We will journey with Abram on his path of self-discovery as the deepening relationship with the LORD shines a light on how Abram deep down inside is a user of people and a user of God. Abram is an everyman.

We will see Abram descend into misery as we see he really wants children not because he wishes to bless them, but because he wishes to be blessed by them in terms of his reputation and his imagination of the future.

We will see that God’s election of Abram is about not just rescuing Abram from himself but beginning a process in which all the families of the world will be blessed through him.
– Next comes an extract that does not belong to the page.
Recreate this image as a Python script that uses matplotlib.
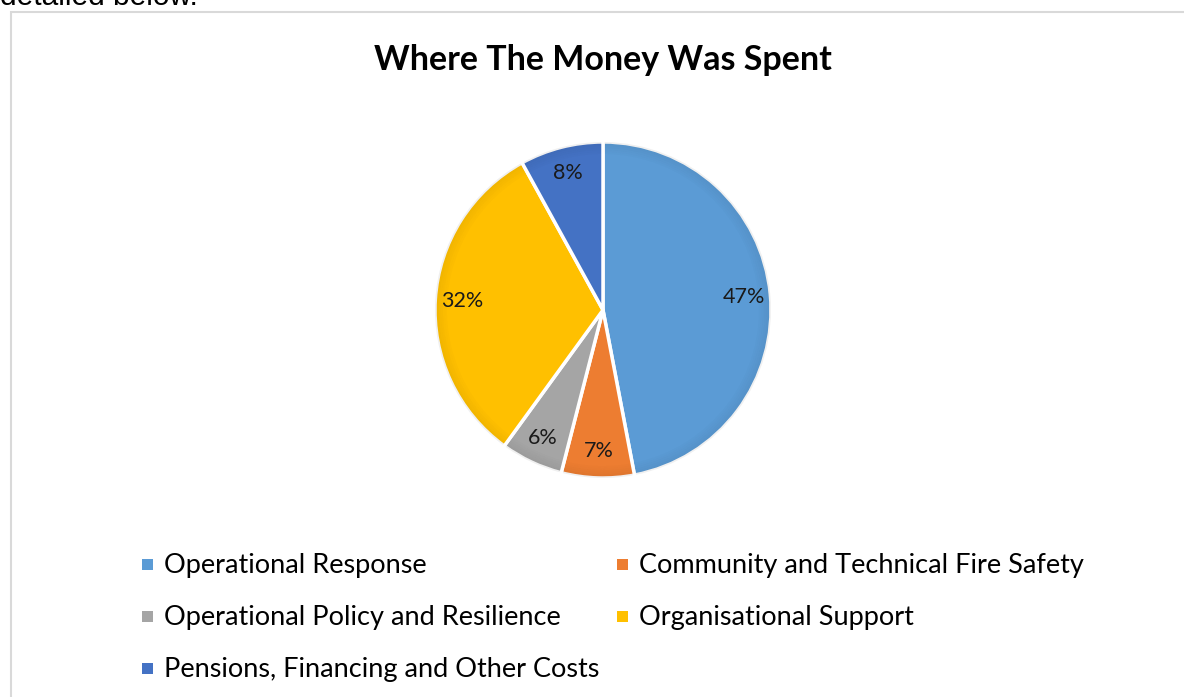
import matplotlib
matplotlib.use("Agg")
import matplotlib.pyplot as plt
from matplotlib.patches import Rectangle, Wedge
import numpy as np

categories = [
    "Operational Response",
    "Community and Technical Fire Safety",
    "Operational Policy and Resilience",
    "Organisational Support",
    "Pensions, Financing and Other Costs",
]
values = [47, 7, 6, 32, 8]
colors = ["#5B9BD5", "#ED7D31", "#A5A5A5", "#FFC000", "#4472C4"]
title = "Where The Money Was Spent"

W, H = 1184, 697
fig = plt.figure(figsize=(W / 100, H / 100), dpi=100)
plt.rcParams["font.family"] = ["Lato", "DejaVu Sans"]

# Page text cut off at top
fig.text(0.0, 1 - 5 / H, "detailed below.", fontsize=21.5, family="Liberation Sans",
         ha="left", va="baseline", color="black")

# Chart frame
fig.patches.append(Rectangle((11 / W, -0.05), 1.1, 1 - 12 / H + 0.05,
                             transform=fig.transFigure, fill=False,
                             edgecolor="#D9D9D9", lw=1.5, zorder=0))

cx, cy, R = 603, 310, 168
ax = fig.add_axes([(cx - R) / W, (H - cy - R) / H, 2 * R / W, 2 * R / H])
wedges, texts, autotexts = ax.pie(
    values, colors=colors, startangle=90, counterclock=False,
    autopct=lambda p: f"{p:.0f}%", pctdistance=0.84, radius=1,
    wedgeprops=dict(edgecolor="white", linewidth=2.5),
    textprops=dict(fontsize=15.5, color="#1a1a1a"))

# subtle rim shading
for w in wedges:
    t1, t2 = w.theta1, w.theta2
    for k in range(6):
        r_out = 1 - k * 0.012
        ax.add_patch(Wedge((0, 0), r_out, t1 + 0.6, t2 - 0.6, width=0.012,
                           facecolor="black", alpha=0.06 * (6 - k) / 6,
                           edgecolor="none", zorder=3))
for t in autotexts:
    t.set_zorder(5)

ax.set_xlim(-1, 1)
ax.set_ylim(-1, 1)
ax.axis("off")

fig.text(cx / W, 1 - 70 / H, title, fontsize=24.5, fontweight="bold",
         ha="center", va="baseline", color="black")

# Legend laid out row-major in two columns
col_x = [147, 622]
row_y = [565, 617, 669]
for i, (lab, c) in enumerate(zip(categories, colors)):
    r, col = divmod(i, 2)
    x, y = col_x[col], row_y[r]
    fig.patches.append(Rectangle(((x - 5) / W, 1 - (y + 5) / H), 11 / W, 11 / H,
                                 transform=fig.transFigure, facecolor=c,
                                 edgecolor="none"))
    fig.text((x + 17) / W, 1 - y / H, lab, fontsize=19.5, ha="left",
             va="center", color="black")

fig.savefig("out.png", dpi=100)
We will see that the blessing of God to Abram is in fact a regenerative blessing that will turn Abram into the kind of man who will be like the God who has pursued him. The purpose of this blessing is to transform humanity from being self-centered users of persons into lovers of persons, all the way up to and including your enemies.

A Better Valentine

There may be a lot of reasons why Valentine’s day is painful for you. You may not have, or have never received the kind of love that would make you spontaneously leap for joy. You may have lost a love, or a love you had hoped for. You may be in a relationship that is supposed to be about love but mostly what it brings you is pain.

To feel this sting is human, and even if every Valentine’s Day you’ve lived has met or exceeded your expectations, I can promise you that in the age of decay there will be a day when it all ends.

What I can also invite you into is nothing less than the invitation extended to Abram.

We read the text imagining that God only meant this for Abram, but in fact it is available to each of us. Some of the details are different. You might not need to leave, or to pack, or to on a literal journey, but it is the larger invitation that Abram wasn’t aware he was accepting of entering into a process that is designed to make you a lover.

A lover may or may not be loved. Jesus was a lover, who at times was not well loved. A lover is one who has learned how to love, not because of some payoff, but for the treasure of love itself.

In the New Testament the first Epistle of John says that “God is love”. We see this in Abram’s call. We will see that throughout Abram’s journey with God Abram will see that he is a user and not a lover, and will be invited into becoming a lover.

How do you become a lover? By doing. By being a lover.

Again, this is what Dr. Elium has gotten right. You become a lover by being a lover. The difficulty is that in this broken world lovers get hurt. How can you become a responsible lover.

The Christian answer is this. Because God has loved you and demonstrated his love in the person of Jesus. Because Jesus has demonstrated his love for you in freeing you from sin’s penalty and freeing you from death’s grip through the resurrection, now you can begin to love.

This isn’t to say you won’t get hurt. All lovers in this world get hurt, Jesus demonstrates that. Cheek turners get hit again. Forgivers get trespassed against again. What Jesus offers is that what lovers get is resurrection so that it isn’t true that you only live once. His invitation is to love, and love freely.

Abram didn’t need to follow, but he did need to follow if he was to become a lover. Will you follow? Will you enter into a relationship? Will you dare to love?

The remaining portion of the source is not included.